A project to protect Tacoma’s Central Wastewater Treatment Plant against future floods appears to be moving forward.
Last week, the City of Tacoma announced it is accepting bids for the project, which calls for the installation of approximately 2,500 feet of sheet pile floodwall around the southern and northern portions of the plant. The project will also consist of constructing five floodgates (of which three will be automated), a trench safety system, and a new pump station, among other things.
According to City of Tacoma officials, the plant, which is located just west of the Puyallup River in a low-lying area at 2201 E. Portland Ave., receives and treats more than 130 million gallons of wastewater per day during large storm events before it flows into Commencement Bay. Eighty per cent of the wastewater comes from Tacoma, but the plant also treats the wastewater from about 19,500 customers in Fife, Fircrest and unincorporated Pierce County.
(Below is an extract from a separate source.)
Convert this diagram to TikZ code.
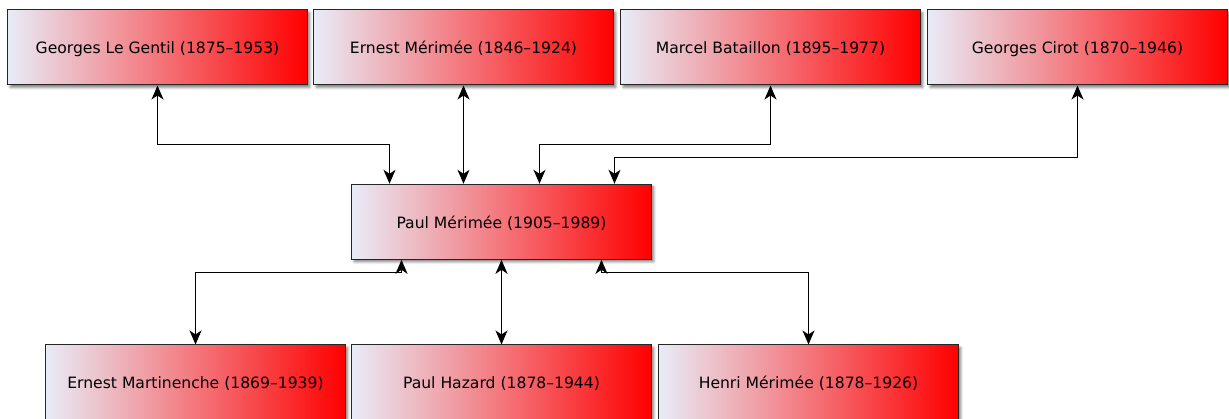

In October, the Flood Control Zone District Board of Pierce County announced it would award a $6 million grant to the City of Tacoma to help build the floodwall. The board noted the project was selected primarily due to its high-risk ranking — namely, an overflow from the plant could introduce untreated wastewater into Puget Sound, impacting water-based businesses, recreation activities, and wildlife. The City of Tacoma’s Environmental Services has funded the project’s $1.2 million design. The year-long construction project is expected to begin this year.
Bids for the $6.1 million to $7.5 million project will be received until 11 a.m. on Tues., March 4.